Sounding Like a No-No: Queer Sounds and Eccentric Acts in the Post-Soul Era
Francesca T. Royster
Black popular music and offbeat performance, from Eartha Kitt to Meshell Ndegeocello
Description
Sounding Like a No-No traces a rebellious spirit in post-civil rights black music by focusing on a range of offbeat, eccentric, queer, or slippery performances by leading musicians influenced by the cultural changes brought about by the civil rights, black nationalist, feminist, and LGBTQ movements, who through reinvention created a repertoire of performances that have left a lasting mark on popular music. The book's innovative readings of performers including Michael Jackson, Grace Jones, Stevie Wonder, Eartha Kitt, and Meshell Ndegeocello demonstrate how embodied sound and performance became a means for creativity, transgression, and social critique, a way to reclaim imaginative and corporeal freedom from the social death of slavery and its legacy of racism, to engender new sexualities and desires, to escape the sometimes constrictive codes of respectability and uplift from within the black community, and to make space for new futures for their listeners.
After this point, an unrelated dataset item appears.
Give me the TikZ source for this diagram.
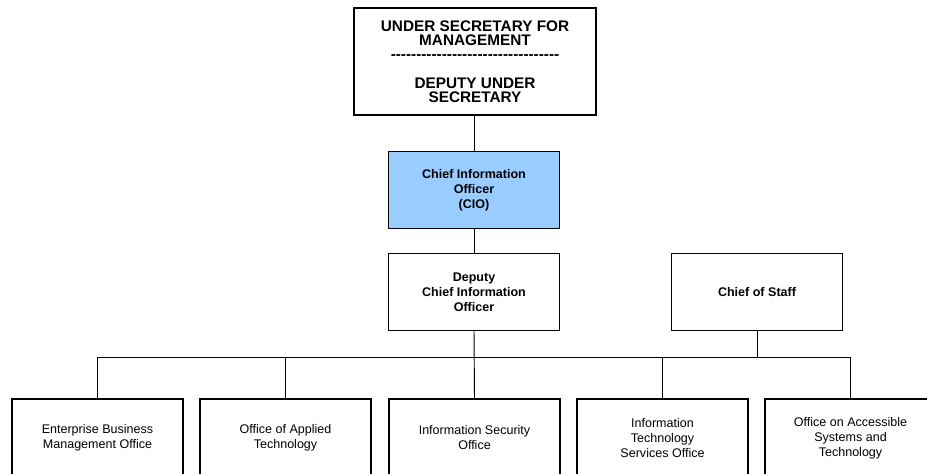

The book's perspective on music as a form of black corporeality and identity, creativity and political engagement will appeal to those in African American studies, popular music studies, queer theory, and black performance studies; general readers will welcome its engaging, accessible, and sometimes playful writing style, including elements of memoir.
"A wonderful study offering refreshing new ways of theorizing the politics of 'post-Soul' and post-Civil Rights culture. Sounding Like a No-No promises to break important new ground." —Daphne Brooks, Princeton University
Francesca Royster is Associate Professor in the Department of English at DePaul University. She is author of Becoming Cleopatra: The Shifting Image of an Icon.